▸ **Written problem**
Make an exact copy of the records, dropping all pictures.

+ + + + + + +

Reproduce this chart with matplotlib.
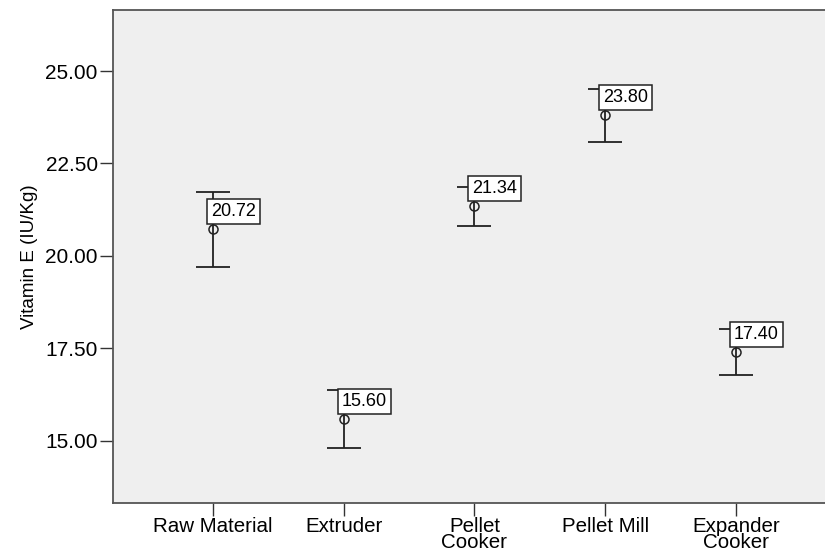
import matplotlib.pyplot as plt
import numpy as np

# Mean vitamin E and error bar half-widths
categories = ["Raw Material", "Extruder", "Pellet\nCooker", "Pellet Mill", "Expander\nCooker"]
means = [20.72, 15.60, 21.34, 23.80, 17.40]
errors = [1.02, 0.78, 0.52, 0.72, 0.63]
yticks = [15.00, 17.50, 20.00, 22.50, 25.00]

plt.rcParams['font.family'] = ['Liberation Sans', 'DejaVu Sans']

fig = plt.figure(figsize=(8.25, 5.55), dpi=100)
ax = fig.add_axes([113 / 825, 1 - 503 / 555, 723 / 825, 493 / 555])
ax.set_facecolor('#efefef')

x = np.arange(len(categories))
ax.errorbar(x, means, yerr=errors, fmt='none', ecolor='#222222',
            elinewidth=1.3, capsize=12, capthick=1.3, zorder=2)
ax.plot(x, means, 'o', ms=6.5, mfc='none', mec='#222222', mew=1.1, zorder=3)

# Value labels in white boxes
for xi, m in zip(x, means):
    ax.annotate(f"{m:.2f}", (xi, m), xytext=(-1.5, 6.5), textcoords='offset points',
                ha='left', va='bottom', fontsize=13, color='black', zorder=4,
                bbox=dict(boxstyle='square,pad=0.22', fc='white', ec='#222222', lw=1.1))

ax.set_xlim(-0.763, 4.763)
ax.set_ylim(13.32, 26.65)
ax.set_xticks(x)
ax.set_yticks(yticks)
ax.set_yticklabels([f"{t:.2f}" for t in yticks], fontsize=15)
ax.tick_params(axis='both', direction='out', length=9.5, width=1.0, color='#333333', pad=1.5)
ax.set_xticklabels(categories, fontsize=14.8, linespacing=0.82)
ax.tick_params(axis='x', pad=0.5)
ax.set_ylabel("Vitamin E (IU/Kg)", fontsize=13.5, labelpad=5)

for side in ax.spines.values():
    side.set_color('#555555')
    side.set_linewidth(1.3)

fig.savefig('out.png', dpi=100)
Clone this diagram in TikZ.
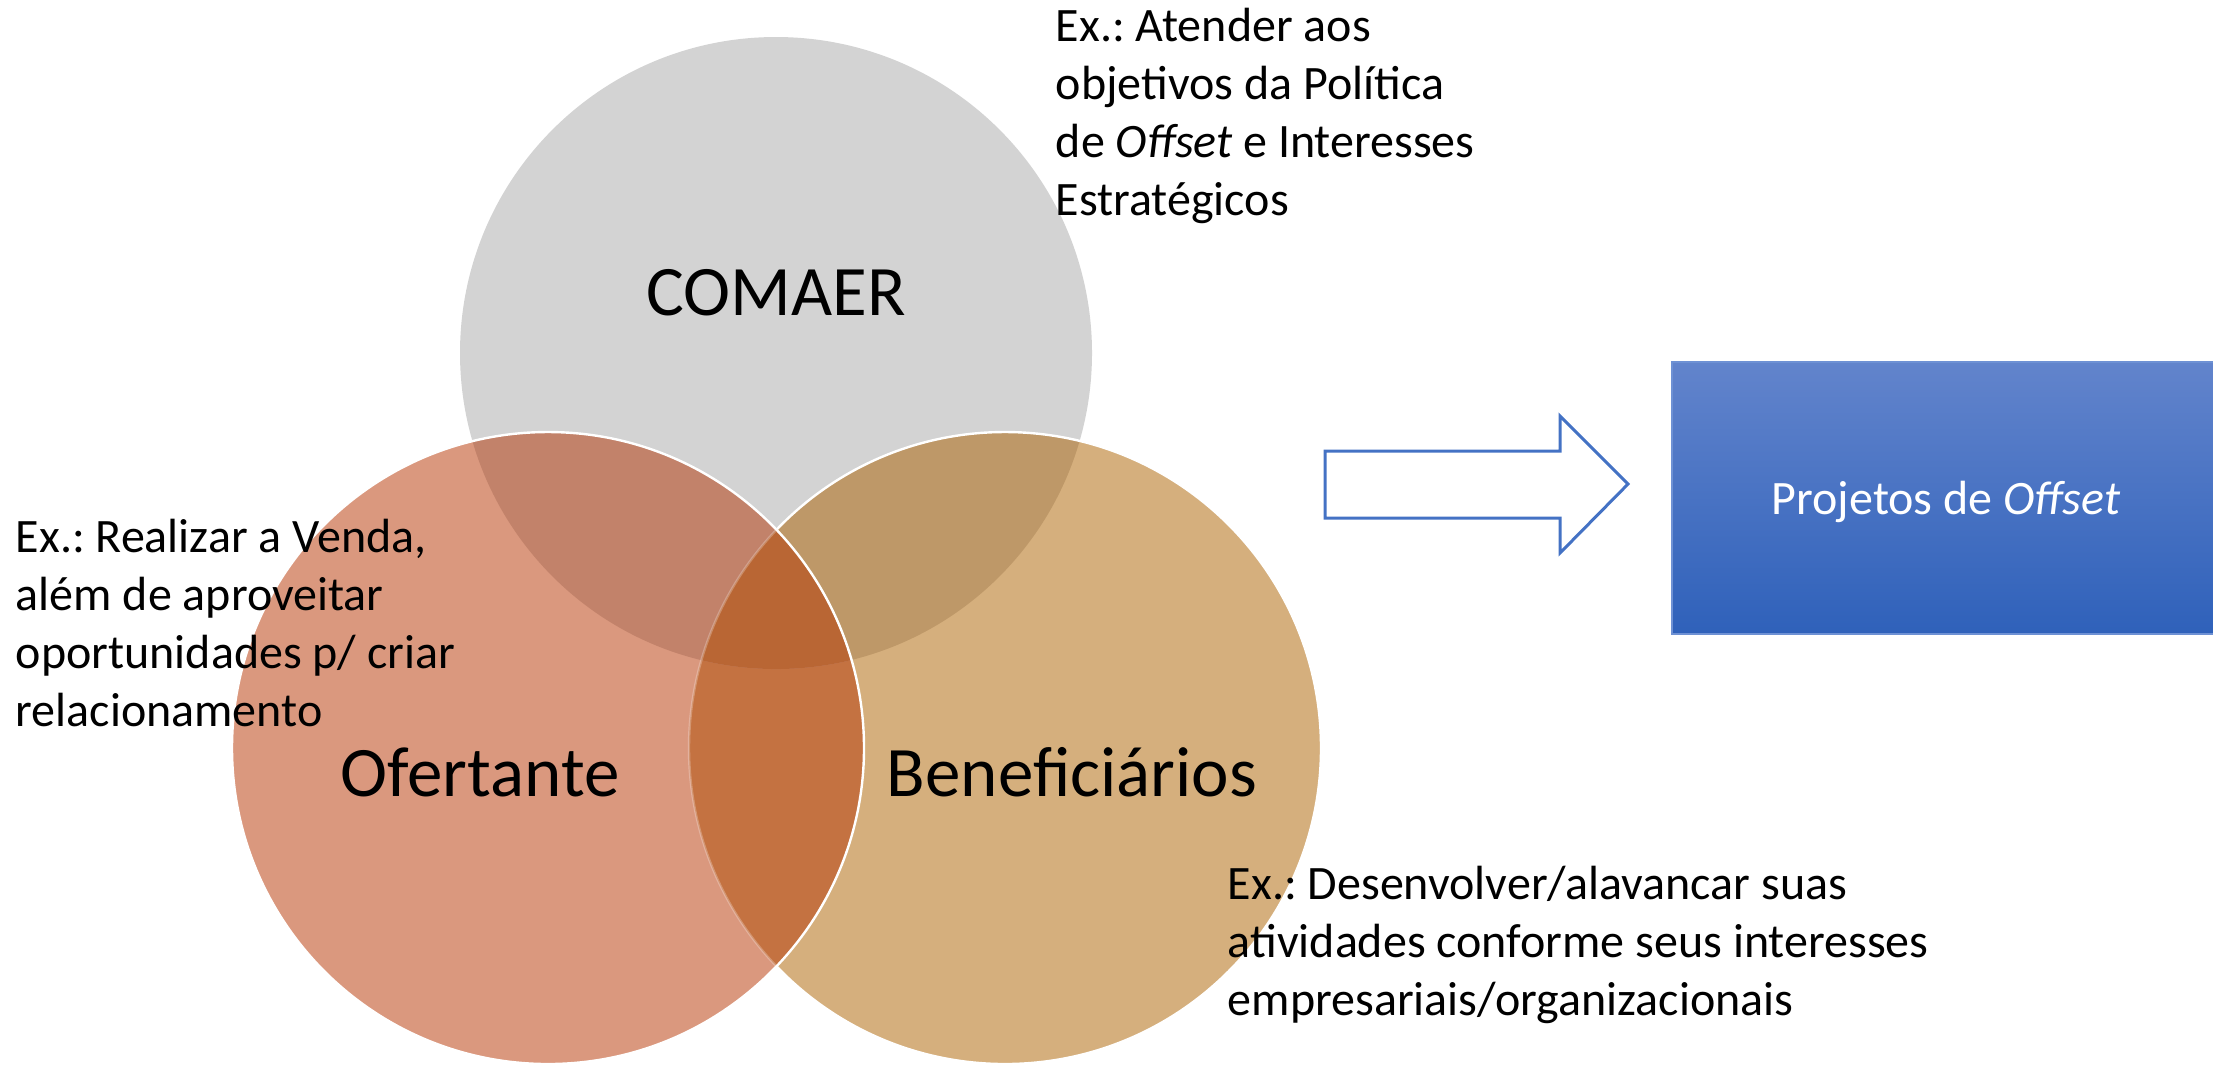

+ + + + + + +

▸ **Output of the task**
Reproduce this chart with matplotlib.
import matplotlib.pyplot as plt
import numpy as np

# Mean vitamin E and error bar half-widths
categories = ["Raw Material", "Extruder", "Pellet\nCooker", "Pellet Mill", "Expander\nCooker"]
means = [20.72, 15.60, 21.34, 23.80, 17.40]
errors = [1.02, 0.78, 0.52, 0.72, 0.63]
yticks = [15.00, 17.50, 20.00, 22.50, 25.00]

plt.rcParams['font.family'] = ['Liberation Sans', 'DejaVu Sans']

fig = plt.figure(figsize=(8.25, 5.55), dpi=100)
ax = fig.add_axes([113 / 825, 1 - 503 / 555, 723 / 825, 493 / 555])
ax.set_facecolor('#efefef')

x = np.arange(len(categories))
ax.errorbar(x, means, yerr=errors, fmt='none', ecolor='#222222',
            elinewidth=1.3, capsize=12, capthick=1.3, zorder=2)
ax.plot(x, means, 'o', ms=6.5, mfc='none', mec='#222222', mew=1.1, zorder=3)

# Value labels in white boxes
for xi, m in zip(x, means):
    ax.annotate(f"{m:.2f}", (xi, m), xytext=(-1.5, 6.5), textcoords='offset points',
                ha='left', va='bottom', fontsize=13, color='black', zorder=4,
                bbox=dict(boxstyle='square,pad=0.22', fc='white', ec='#222222', lw=1.1))

ax.set_xlim(-0.763, 4.763)
ax.set_ylim(13.32, 26.65)
ax.set_xticks(x)
ax.set_yticks(yticks)
ax.set_yticklabels([f"{t:.2f}" for t in yticks], fontsize=15)
ax.tick_params(axis='both', direction='out', length=9.5, width=1.0, color='#333333', pad=1.5)
ax.set_xticklabels(categories, fontsize=14.8, linespacing=0.82)
ax.tick_params(axis='x', pad=0.5)
ax.set_ylabel("Vitamin E (IU/Kg)", fontsize=13.5, labelpad=5)

for side in ax.spines.values():
    side.set_color('#555555')
    side.set_linewidth(1.3)

fig.savefig('out.png', dpi=100)
Clone this diagram in TikZ.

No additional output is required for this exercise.